Escrevi “Couch Fiction” quando tinha 50 anos, isso foi há uns 17 anos, e foi bem recebido. Depois, escrevi “Como Manter a Mente Sã” em 2012, que também teve um bom desempenho. Em seguida, escrevi “O Livro que Você Gostaria que os Seus Pais Tivessem Lido”, e já vendi mais de três milhões de cópias até agora. Esse livro alcançou um patamar estratosférico. Meu novo livro, “O Livro que Você Gostaria que Todas as Pessoas que Você Ama Lessem”, também está indo bem. E agora estou escrevendo outro livro, mas desta vez é um romance. Vai ser uma mudança interessante.
Por que você acredita que tantos leitores se identificam com o que você escreve?
Consigo colocar em palavras coisas que as pessoas sempre sentiram, mas nunca articularam. Se eu posso expressar esses sentimentos e transformá-los em uma narrativa, isso pode nos ajudar. Com “O Livro que Você Gostaria que os Seus Pais Tivessem Lido”, acredito que, pela primeira vez, alguém escreveu uma obra sobre parentalidade com foco em como ter uma boa relação com seu filho. Essa boa relação faz a criança se sentir segura e capaz de conversar com os pais, e isso é muito importante.
Seu último livro foca em relacionamentos e conexões.
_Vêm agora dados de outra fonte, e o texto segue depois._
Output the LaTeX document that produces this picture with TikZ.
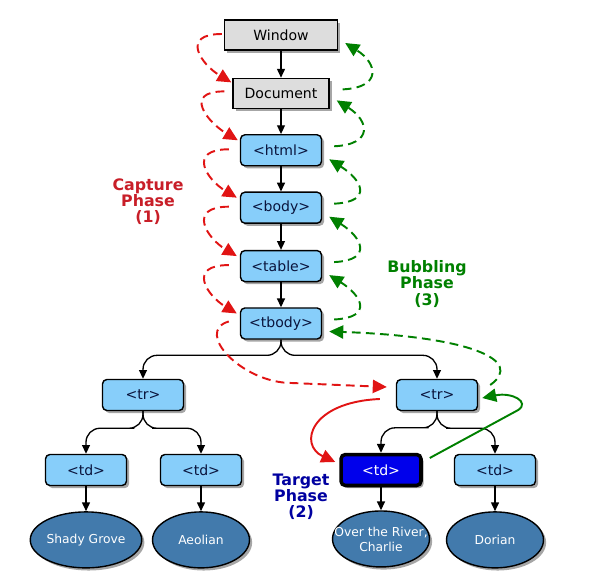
\documentclass[tikz,border=0pt]{standalone}
\usepackage{fontspec}
\setmainfont{DejaVu Sans}
\usetikzlibrary{shapes.geometric, arrows.meta, positioning, calc, shadows}
\definecolor{boxblue}{RGB}{135,206,250}
\definecolor{boxgray}{RGB}{221,221,221}
\definecolor{tgtblue}{RGB}{0,0,235}
\definecolor{leafblue}{RGB}{66,122,172}
\definecolor{txtnavy}{RGB}{10,20,60}
\definecolor{capred}{RGB}{225,20,20}
\definecolor{capredtxt}{RGB}{200,30,40}
\definecolor{bubgreen}{RGB}{0,128,0}
\definecolor{tgtnavy}{RGB}{0,0,160}
\tikzset{
  domshadow/.style={drop shadow={shadow xshift=1.5pt, shadow yshift=-1.5pt,
    fill=black, opacity=0.35}},
  winbox/.style={rectangle, draw=black, fill=boxgray, minimum height=0.6cm,
    font=\fontsize{8}{9}\selectfont, line width=0.8pt, domshadow},
  elbox/.style={rectangle, draw=black, fill=boxblue, minimum width=1.62cm,
    minimum height=0.62cm, rounded corners=2.5pt, text=txtnavy,
    font=\fontsize{8}{9}\selectfont, line width=0.8pt, domshadow},
  tgtbox/.style={elbox, fill=tgtblue, text=white, line width=2pt,
    minimum width=1.6cm, minimum height=0.62cm},
  leaf/.style={ellipse, draw=black, fill=leafblue, minimum width=1.94cm,
    minimum height=1.12cm, inner sep=0pt, align=center, text=white,
    font=\fontsize{7}{8.5}\selectfont, line width=0.8pt, domshadow},
  phase/.style={align=center, font=\fontsize{9}{9.2}\selectfont\bfseries},
  arrow/.style={-{Triangle[length=5pt,width=4.5pt]}, line width=0.75pt, color=black},
  tree/.style={arrow, rounded corners=8pt},
  capture/.style={-{Triangle[length=8pt,width=7.5pt]}, line width=1.1pt,
    dash pattern=on 5pt off 3pt, color=capred},
  bubble/.style={capture, color=bubgreen},
  capsolid/.style={-{Triangle[length=8pt,width=7.5pt]}, line width=1.1pt, color=capred},
  bubsolid/.style={capsolid, color=bubgreen}
}
\begin{document}
\begin{tikzpicture}[x=0.02cm, y=-0.02cm]
  \useasboundingbox (0,0) rectangle (604,581);

  % document chain
  \node[winbox, minimum width=2.26cm] (win) at (281,35) {Window};
  \node[winbox, minimum width=1.92cm, below=0.54cm of win] (doc) {Document};
  \node[elbox, below=0.5cm of doc] (html) {<html>};
  \node[elbox, below=0.5cm of html] (body) {<body>};
  \node[elbox, below=0.52cm of body] (table) {<table>};
  \node[elbox, below=0.5cm of table] (tbody) {<tbody>};

  % rows and cells
  \node[elbox] (trl) at (143,395) {<tr>};
  \node[elbox] (trr) at (437,395) {<tr>};
  \node[elbox] (td1) at (86,470) {<td>};
  \node[elbox] (td2) at (201,470) {<td>};
  \node[tgtbox] (tgt) at (381,470) {<td>};
  \node[elbox] (td4) at (495,470) {<td>};

  \node[leaf, below=0.5cm of td1] (shady) {Shady Grove};
  \node[leaf, below=0.5cm of td2] (aeol) {Aeolian};
  \node[leaf, inner xsep=-7.5pt, below=0.46cm of tgt] (river) {Over the River,\\Charlie};
  \node[leaf, below=0.5cm of td4] (dorian) {Dorian};

  % phase labels
  \node[phase, text=capredtxt] (capt) at (148,202) {Capture\\Phase\\(1)};
  \node[phase, text=bubgreen] (bubl) at (427,284) {Bubbling\\Phase\\(3)};
  \node[phase, text=tgtnavy] (targ) at (301,497) {Target\\Phase\\(2)};

  % tree edges
  \draw[arrow] (win) -- (doc);
  \draw[arrow] (doc) -- (html);
  \draw[arrow] (html) -- (body);
  \draw[arrow] (body) -- (table);
  \draw[arrow] (table) -- (tbody);
  \draw[tree] (tbody.south) |- ($(tbody.south)!0.4!(trl.north)$) -| (trl.north);
  \draw[tree] (tbody.south) |- ($(tbody.south)!0.4!(trr.north)$) -| (trr.north);
  \draw[tree] (trl.south) |- ($(trl.south)!0.4!(td1.north)$) -| (td1.north);
  \draw[tree] (trl.south) |- ($(trl.south)!0.4!(td2.north)$) -| (td2.north);
  \draw[tree] (trr.south) |- ($(trr.south)!0.4!(tgt.north)$) -| (tgt.north);
  \draw[tree] (trr.south) |- ($(trr.south)!0.4!(td4.north)$) -| (td4.north);
  \draw[arrow] (td1) -- (shady);
  \draw[arrow] (td2) -- (aeol);
  \draw[arrow] (tgt) -- (river);
  \draw[arrow] (td4) -- (dorian);

  % capture phase
  \draw[capture] ($(win.west)+(-2,-1)$) .. controls +(-42,0) and +(-30,-18) .. ($(doc.west)+(-1,-11)$);
  \draw[capture] ($(doc.west)+(-8,-2)$) .. controls +(-42,0) and +(-30,-18) .. ($(html.west)+(-2,-10)$);
  \draw[capture] ($(html.west)+(-11,-1)$) .. controls +(-42,0) and +(-30,-18) .. ($(body.west)+(-3,-10)$);
  \draw[capture] ($(body.west)+(-11,-1)$) .. controls +(-42,0) and +(-30,-18) .. ($(table.west)+(-3,-10)$);
  \draw[capture] ($(table.west)+(-11,-1)$) .. controls +(-42,0) and +(-30,-18) .. ($(tbody.west)+(-3,-10)$);
  \draw[capture] ($(tbody.west)+(-11,-2)$) .. controls +(-35,10) and +(-50,0)
    .. ($(trr.west)+(-104,-12)$) -- ($(trr.west)+(-9,-8)$);

  % target phase
  \draw[capsolid] ($(trr.west)+(-16,4)$) .. controls +(-70,3) and +(-37,-17) .. ($(tgt.west)+(-4,-8)$);
  \draw[bubsolid] ($(tgt.east)+(7,-12)$) -- ($(trr.east)+(40,15)$)
    .. controls +(12,-8) and +(30,-6) .. ($(trr.east)+(4,3)$);

  % bubbling phase
  \draw[bubble] ($(trr.east)+(12,-10)$) .. controls +(35,-25) and +(140,5) .. ($(tbody.east)+(7,8)$);
  \draw[bubble] ($(tbody.east)+(12,-4)$) .. controls +(40,-2) and +(32,20) .. ($(table.east)+(7,9)$);
  \draw[bubble] ($(table.east)+(12,-4)$) .. controls +(40,-2) and +(32,20) .. ($(body.east)+(7,9)$);
  \draw[bubble] ($(body.east)+(12,-4)$) .. controls +(40,-2) and +(32,20) .. ($(html.east)+(7,9)$);
  \draw[bubble] ($(html.east)+(12,-4)$) .. controls +(40,-2) and +(32,20) .. ($(doc.east)+(7,7)$);
  \draw[bubble] ($(doc.east)+(13,-4)$) .. controls +(40,-2) and +(32,20) .. ($(win.east)+(7,8)$);
\end{tikzpicture}
\end{document}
O que te motivou a escrever essa continuação?
Meu editor queria mais um livro. Eu escrevo uma coluna no site do The Guardian, todo domingo. Pelas perguntas que recebo dos leitores, percebo o que as pessoas precisam, desejam e o que está faltando. A partir disso, consegui elaborar no livro respostas mais gerais e detalhadas sobre o que precisamos para nos sentir melhor e ter conexões mais saudáveis.
Seja qual for o seu problema, geralmente está relacionado a algum tipo de relacionamento que não está funcionando. “O Livro que Você Gostaria que os Seus Pais Tivessem Lido” trata de todos os tipos de relacionamentos, mas com um foco específico na relação entre pais e filhos. Já “O Livro que Você Gostaria que Todas as Pessoas que Você Ama Lessem” é mais abrangente, abordando mais temas e diferentes tipos de relações que temos com as pessoas ao nosso redor.
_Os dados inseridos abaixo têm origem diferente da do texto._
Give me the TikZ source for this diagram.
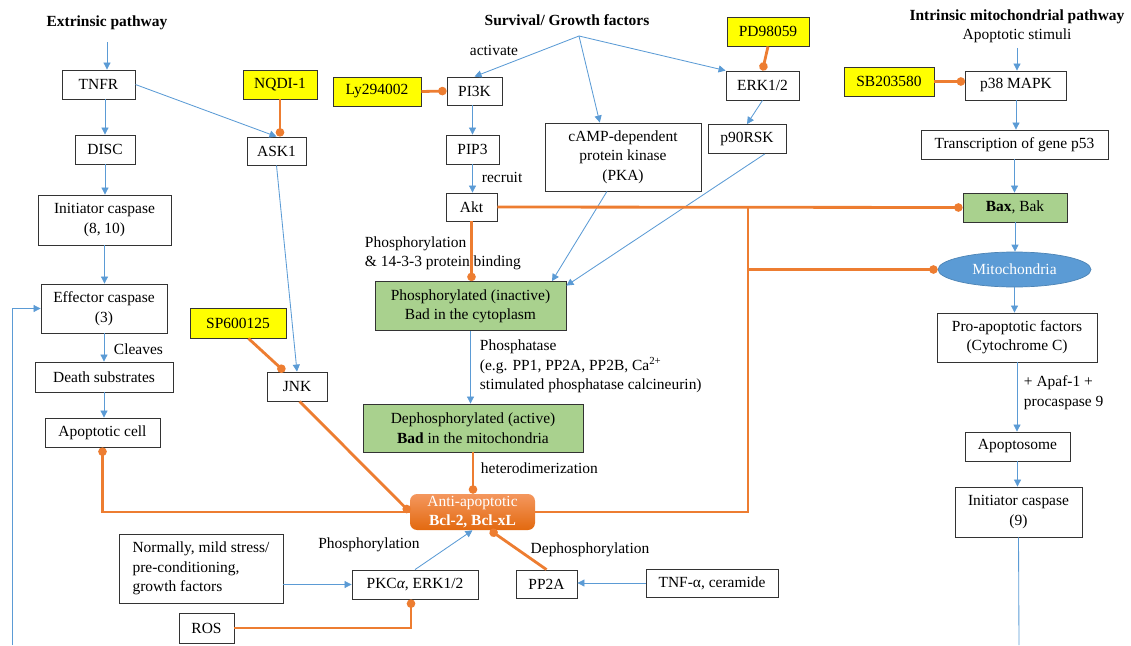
\documentclass[tikz,border=0pt]{standalone}
\usepackage{fontspec}
\setmainfont{Liberation Serif}
\usetikzlibrary{arrows.meta,shapes.geometric}
\definecolor{flowblue}{HTML}{5B9BD5}
\definecolor{inhorange}{HTML}{ED7D31}
\definecolor{drugyellow}{HTML}{FFFF00}
\definecolor{badgreen}{HTML}{A9D18E}
\definecolor{bcltop}{HTML}{F4975E}
\definecolor{bclbot}{HTML}{E2690F}

\begin{document}
\begin{tikzpicture}[x=0.025cm, y=-0.025cm,
	every node/.style={font=\fontsize{11}{13.8}\selectfont},
	title/.style={font=\fontsize{11}{13.8}\selectfont\bfseries},
	box/.style 2 args={draw=black!80, line width=0.6pt, fill=white, align=center, inner sep=1pt,
		minimum width=#1*0.025cm, minimum height=#2*0.025cm},
	drug/.style 2 args={box={#1}{#2}, fill=drugyellow},
	bad/.style 2 args={box={#1}{#2}, fill=badgreen},
	link/.style={draw=flowblue, line width=0.6pt},
	flow/.style={link, -{Triangle[length=5pt,width=5pt]}},
	bar/.style={draw=inhorange, line width=2pt},
	inhib/.style={bar, -{Circle[length=6pt,width=6pt]}}]
	\useasboundingbox (0,0) rectangle (1131,645);

	\node[title] (extr) at (107,23) {Extrinsic pathway};
	\node[title] (surv) at (567,20) {Survival/ Growth factors};
	\node[title] (intr) at (1017,17) {Intrinsic mitochondrial pathway};
	\node (stim) at (1017,36) {Apoptotic stimuli};
	\coordinate (extrpt) at (107,42);
	\coordinate (survpt) at (579,36);

	\node[box={73}{29}] (tnfr) at (98.5,84.5) {TNFR};
	\node[box={60}{29}] (disc) at (105,149.5) {DISC};
	\node[box={133}{50}] (init) at (104.5,220) {Initiator caspase\\(8, 10)};
	\node[box={126}{49}] (eff) at (104,308.5) {Effector caspase\\(3)};
	\node[box={138}{30}] (death) at (104,377) {Death substrates};
	\node[box={115}{29}] (apop) at (102.5,432.5) {Apoptotic cell};
	\node[anchor=west] (clv) at (109,349) {Cleaves};
	\coordinate (lowL) at (12,645);

	\node[drug={74}{29}] (nqdi) at (280,84.5) {NQDI-1};
	\node[box={59}{28}] (ask) at (276.5,151) {ASK1};
	\node[drug={96}{30}] (sp6) at (238,323) {SP600125};
	\node[box={60}{29}] (jnk) at (297,386.5) {JNK};

	\node[drug={88}{29}] (ly) at (377,91.5) {Ly294002};
	\node[box={55}{28}] (pi3k) at (474.5,91) {PI3K};
	\node[box={53}{29}] (pip3) at (472.5,149.5) {PIP3};
	\node[box={51}{28}] (akt) at (471.5,207) {Akt};
	\node (actv) at (494,50) {activate};
	\node[anchor=west] (recr) at (477,177) {recruit};
	\node[box={156}{68}] (camp) at (623,157) {cAMP-dependent\\protein kinase\\(PKA)};
	\node[drug={82}{29}] (pd) at (768,31.5) {PD98059};
	\node[box={73}{29}] (erk) at (762.5,85.5) {ERK1/2};
	\node[box={78}{29}] (p90) at (747,139) {p90RSK};

	\node[bad={191}{49}] (phos) at (470.5,306) {Phosphorylated (inactive)\\Bad in the cytoplasm};
	\node[anchor=west, align=left] (phlab) at (360,253.5) {Phosphorylation\\\& 14-3-3 protein binding};
	\node[anchor=west, align=left] (ptase) at (475,366.5) {Phosphatase\\(e.g. PP1, PP2A, PP2B, Ca\textsuperscript{2+}\\stimulated phosphatase calcineurin)};
	\node[bad={220}{48}] (deph) at (473,428) {Dephosphorylated (active)\\\textbf{Bad} in the mitochondria};
	\node[anchor=west] (hdim) at (476,468) {heterodimerization};
	\node[rounded corners=5pt, top color=bcltop, bottom color=bclbot, text=white, align=center, inner sep=0pt,
		minimum width=125*0.025cm, minimum height=36*0.025cm] (anti) at (472.5,512) {Anti-apoptotic\\\textbf{Bcl-2, Bcl-xL}};

	\node[drug={90}{29}] (sb) at (889,81.5) {SB203580};
	\node[box={101}{29}] (p38) at (1016,85.5) {p38 MAPK};
	\node[box={187}{29}] (p53) at (1014.5,144.5) {Transcription of gene p53};
	\node[bad={104}{29}] (bax) at (1015,207.5) {\textbf{Bax}, Bak};
	\node[ellipse, fill=flowblue, draw=flowblue!85!black, line width=0.5pt, text=white, inner sep=0pt,
		minimum width=153*0.025cm, minimum height=35*0.025cm] (mito) at (1014.5,269.5) {Mitochondria};
	\node[box={160}{49}] (pro) at (1017,337.5) {Pro-apoptotic factors\\(Cytochrome C)};
	\node[anchor=west, align=left] (apaf) at (1019,392.5) {+ Apaf-1 +\\procaspase 9};
	\node[box={105}{29}] (apts) at (1017.5,446.5) {Apoptosome};
	\node[box={127}{50}] (init9) at (1018.5,512) {Initiator caspase\\(9)};
	\coordinate (lowR) at (1019,645);

	\node[box={164}{69}, align=left] (norm) at (201,568.5) {Normally, mild stress/\\pre-conditioning,\\growth factors};
	\node[box={126}{29}] (pkc) at (415,584.5) {PKC\textit{α}, ERK1/2};
	\node[box={55}{30}] (ros) at (206.5,628) {ROS};
	\node[box={61}{28}] (pp2a) at (546.5,584) {PP2A};
	\node[box={132}{28}] (tnfa) at (712,583) {TNF-α, ceramide};
	\node (phlab2) at (369,545) {Phosphorylation};
	\node (dphlab) at (590,550) {Dephosphorylation};

	\draw[flow] (extrpt) -- (extrpt |- tnfr.north);
	\draw[flow] (disc |- tnfr.south) -- (disc.north);
	\draw[flow] (disc.south) -- (disc.south |- init.north);
	\draw[flow] (init.south) -- (init.south |- eff.north);
	\draw[flow] (eff.south) -- (eff.south |- death.north);
	\draw[flow] (death.south) -- (death.south |- apop.north);
	\draw[flow] (lowL) |- (eff.west);
	\draw[flow] (tnfr.east) -- (ask.north);
	\draw[flow] (ask.south) -- (jnk.north);
	\draw[flow] (survpt) -- (pi3k.north);
	\draw[flow] (survpt) -- (camp.124);
	\draw[flow] (survpt) -- (erk.north west);
	\draw[flow] (pip3 |- pi3k.south) -- (pip3.north);
	\draw[flow] (pip3.south) -- (pip3.south |- akt.north);
	\draw[flow] (erk.south) -- (p90.north);
	\draw[flow] (camp.-115) -- (phos.17);
	\draw[flow] (p90.-40) -- (phos.12);
	\draw[flow] (phos.south) -- (phos.south |- deph.north);
	\draw[flow] (stim.south) -- (stim.south |- p38.north);
	\draw[flow] (p38.south) -- (p38.south |- p53.north);
	\draw[flow] (p53.south) -- (p53.south |- bax.north);
	\draw[flow] (bax.south) -- (bax.south |- mito.north);
	\draw[flow] (mito.south) -- (mito.south |- pro.north);
	\draw[flow] (pro.south) -- (pro.south |- apts.north);
	\draw[flow] (apts.south) -- (apts.south |- init9.north);
	\draw[link] (init9.south) -- (lowR);
	\draw[flow] (norm.east |- pkc.west) -- (pkc.west);
	\draw[flow] (pkc.north) -- (anti.south);
	\draw[flow] (tnfa.west) -- (tnfa.west -| pp2a.east);

	\draw[inhib] (nqdi.south) -- (nqdi.south |- ask.north);
	\draw[inhib] (ly.east) -- (pi3k.west);
	\draw[inhib] (pd.south) -- (erk.north);
	\draw[inhib] (sb.east) -- (sb.east -| p38.west);
	\draw[inhib] (sp6.-56) -- (jnk.130);
	\draw[inhib] (jnk.-80) -- (anti.west);
	\draw[inhib] (anti.west) -| (apop.south);
	\draw[inhib] (akt.south) -- (akt.south |- phos.north);
	\draw[inhib] (akt.east) -- (bax.west);
	\draw[inhib] (deph.south) -- (deph.south |- anti.north);
	\coordinate (tee) at (748,207);
	\coordinate (junc) at (748,269.5);
	\draw[bar] (tee) -- (junc);
	\draw[inhib] (anti.east) -| (junc) -- (mito.west);
	\draw[inhib] (ros.east) -| (pkc.-105);
	\draw[inhib] (pp2a.north) -- (anti.-46);
\end{tikzpicture}
\end{document}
Quais aprendizados ao longo da sua vida tiveram maior impacto no seu trabalho?
A maior influência tem sido da minha vida profissional. Há décadas, converso com pessoas que estão angustiadas, que chegam até mim se sentindo horríveis, mas querem se sentir melhor. Esses encontros me influenciaram muito. Mais do que na minha vida pessoal, porque essa é apenas uma história. Minha vida profissional é repleta de centenas de histórias que me ajudaram a construir uma visão mais ampla de onde estamos.
Com esse background, você consegue aplicar as próprias lições ou se vê enfrentando os mesmos desafios nos relacionamentos?
Quando estou dando terapia e aponto alguma questão, como: “Você parece estar em um relacionamento com suas suposições sobre essa pessoa, e não com a pessoa”, em seguida, penso comigo mesma: “Meu Deus, eu faço isso o tempo todo.”
Se você pudesse oferecer um conselho a alguém em busca de uma vida emocionalmente saudável, o que você diria?
Para se sentir melhor, é preciso ter um senso de pertencimento. E a coisa mais importante sobre ser pai ou mãe é ter um bom relacionamento com seu filho, com amor e limites.
Quais novos projetos ou áreas de pesquisa estão no seu radar?
Estou escrevendo um romance. É fantástico, porque você não precisa pesquisar para escrever, pode inventar. É a obra mais bonita que já fiz, estou me divertindo muito. Estou escrevendo o que chamamos na Grã-Bretanha de “cozy crime” [em tradução literal, crime aconchegante], será um “whodunit”, uma história de mistério que mantém a identidade do criminoso em segredo até o final. O motivo pelo qual gostamos desse tipo de história é que a vida é incrivelmente complexa. Nunca chegamos ao fim das questões; nunca encontramos a resposta; o “felizes para sempre” não acontece na prática; a vida continua depois que morremos. Todas essas dores existenciais podem ser esquecidas no quebra-cabeça de um simples romance policial, no qual podemos resolver tudo e nos aconchegamos. É um grande conforto. Por que eu não deveria escrever um desses, me divertir e me confortar com outros leitores resolvendo crimes?
Você acha que esse será um novo caminho para você?
Vamos ver como esse livro vai primeiro. Antes, eu preciso terminar e ver se alguém vai querer ler [risos].